Before the conquest of Constantinople, the rivalry between the Eastern and Western Churches had significantly weakened the power of the Ecumenical Patriarchate of Constantinople, leading to internal divisions among its clergy. This tumultuous period resulted in the inability to appoint a new patriarch following the resignation of Athanasius II of Constantinople. After the city's conquest, Mehmed II ordered the selection and traditional consecration of a new patriarch according to the wishes of the Greeks, appointing Gennadius as the Patriarch of the Orthodox Church of Constantinople.

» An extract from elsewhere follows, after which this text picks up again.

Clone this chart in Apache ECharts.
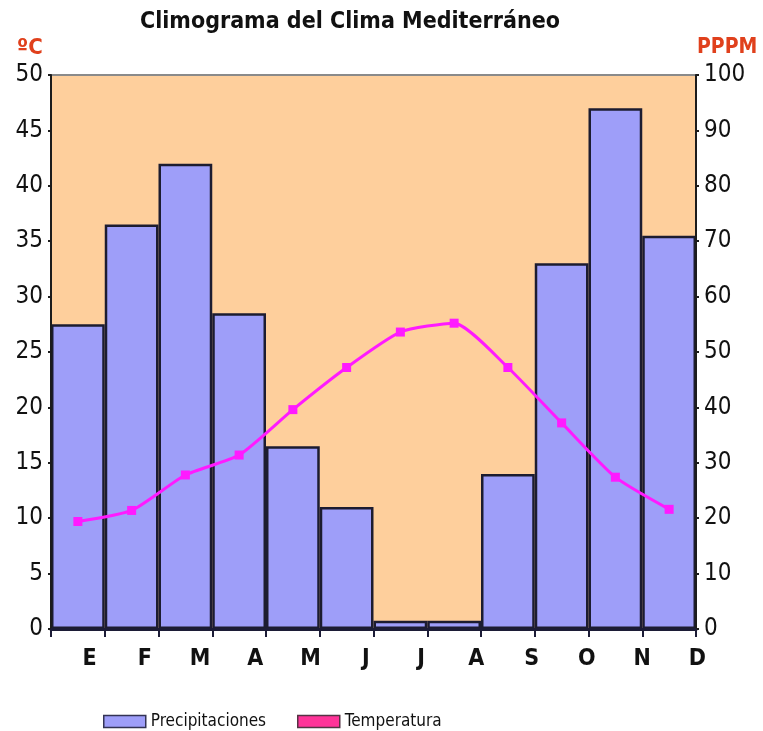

Mehmed II conferred upon the new Patriarch the title of millet Başkanı', thereby authorising him to oversee all matters concerning his co-religionists. In a gesture reminiscent of the practices of Byzantine emperors, Mehmed II personally presented the Patriarch with the crosier and crown, symbols of his ecclesiastical authority. This act of investiture, accompanied by Janissary guards, safely paraded the new Patriarch through the city, introducing him to the populace and marking a seamless continuation of the ceremonial traditions of the Byzantine Empire into the Ottoman era.
The city's famous patriarchal basilica, the Hagia Sophia, had already been converted into a mosque by the conquerors, so Gennadius II established his seat at the Church of the Holy Apostles. Three years later the edifice, which was in a dilapidated state, was abandoned by the Patriarch, who moved again to the Church of the Pammakaristos.
The Ottomans divided their Empire into millets or subject nations, of which the Greeks were the largest, known as the Rum Millet. The Patriarch was appointed the official head or Ethnarch of the Greek millet, which was used as the Ottomans as a source for imperial administrators. Gennadius II became a political authority as well as a religious one, as were all his successors under the Ottomans.
As was normal when a monk or lay scholar was appointed patriarch, Gennadius was consecutively ordained, first as a deacon, then as a priest, then finally as a bishop before being appointed patriarch.